Drei Sonderermittler für einen Richter – wie Bundesstrafrichter Olivier Thormann die helvetische Justiz auf Trab hält
Am 14. Juni 2022 kündigte der ehemalige Uefa-Präsident Michel Platini am Fifa-Prozess in Bellinzona Strafanzeige gegen Olivier Thormann an. Es ging um angebliche falsche Zeugenaussage vor Gericht sowie Amtsgeheimnisverletzung.
Platinis Anwalt reichte die Anzeige wenig später bei der Bundesanwaltschaft ein. Diese setzte «für die Prüfung der Strafanzeige» einen ausserordentlichen Staatsanwalt ein: Thomas Weltert, ehemaliger Staatsanwalt in St.Gallen.
Die Sache ist verzwickt. Strittig ist unter Fachleuten, ob der Ermittler korrekt eingesetzt wurde. Denn: Thormann war einst Staatsanwalt des Bundes, mittlerweile ist er Bundesstrafrichter. Der Sachverhalt, um den es geht – die Eröffnung des Strafverfahrens gegen die damaligen Fifa-Grössen Sepp Blatter und Michel Platini im Jahr 2015 –, liegt in der Zeit, als er Staatsanwalt war. Und andere Staatsanwälte, die damals beteiligt waren, arbeiten immer noch bei der Bundesanwaltschaft (BA).
Wer war zuständig für die Einsetzung?
Auf Anfrage schreibt Andrea König, Sprecherin der Bundesanwaltschaft (BA): «Es liegt in der Zuständigkeit der BA, Anzeigen gegen eidgenössische Richterinnen und Richter zu bearbeiten, was auch vorliegend der Fall ist.» In Einzelfällen setze der Bundesanwalt für die BA einen ausserordentlichen Staatsanwalt ein, insbesondere um kurzfristig Ressourcen im operativen Bereich zu verstärken.
Im Verfahren gegen Thormann «wurde zudem bewusst ein ausserordentlicher Staatsanwalt ausserhalb des früheren Arbeitsumfelds der beanzeigten Person eingesetzt», so die Sprecherin.
Thormann ist allerdings auch Beschuldigter in einem weiteren Verfahren: im Strafverfahren der beiden Sonder-Bundesanwälte um die nicht protokollierten Treffen ehemaligen Bundesanwalts Michael Lauber und Fifa-Chef Infantino. Es geht dort ebenfalls um Fifa-Geschichten.
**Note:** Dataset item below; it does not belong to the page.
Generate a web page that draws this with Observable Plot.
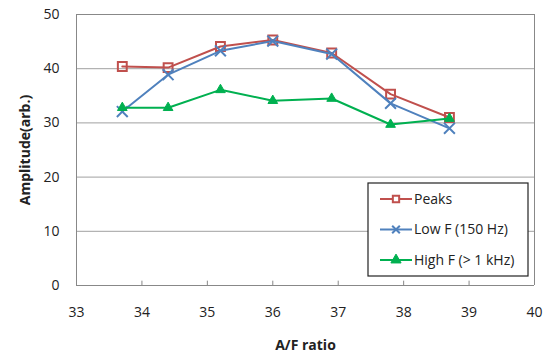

Warum kümmern die Sonderermittler sich nicht auch um die Platini-Anzeige?
Patrick Gättelin, Leiter des Sekretariats der Aufsichtsbehörde über die Bundesanwaltschaft (AB-BA), hält fest: Von Gesetzes wegen ernenne die AB-BA ausserordentliche Staatsanwältinnen und Staatsanwälte des Bundes «dann, wenn als mögliche Täterinnen und Täter auch Staatsanwältinnen und Staatsanwälte der Bundesanwaltschaft in Frage kommen».
Die AB-BA sei von der BA über die Ernennung von Thomas Weltert in Kenntnis gesetzt worden.
Da die Strafanzeige nicht bei ihr eingegangen sei, habe die AB-BA eine allfällige Zuständigkeit nicht vorab geprüft. Fragen könnten sich auch zur Unabhängigkeit des Ermittlers stellen. Weltert ist Mitglied der dreiköpfigen Fachkommission Strafverfolgung in Innerrhoden. Präsident ist alt Bundesrichter Niklaus Oberholzer, Kanzleipartner von Infantinos Anwalt Dave Zollinger sowie Vertrauter von Lauber. Weltert und Oberholzer waren beide lange in der St.Galler Justiz tätig.
Zum Gang des Verfahrens sagte Weltert kürzlich auf Anfrage nur, es werde zurzeit geprüft, ob die Voraussetzungen für eine Verfahrenseröffnung erfüllt seien. Für Richter Thormann gilt die Unschuldsvermutung.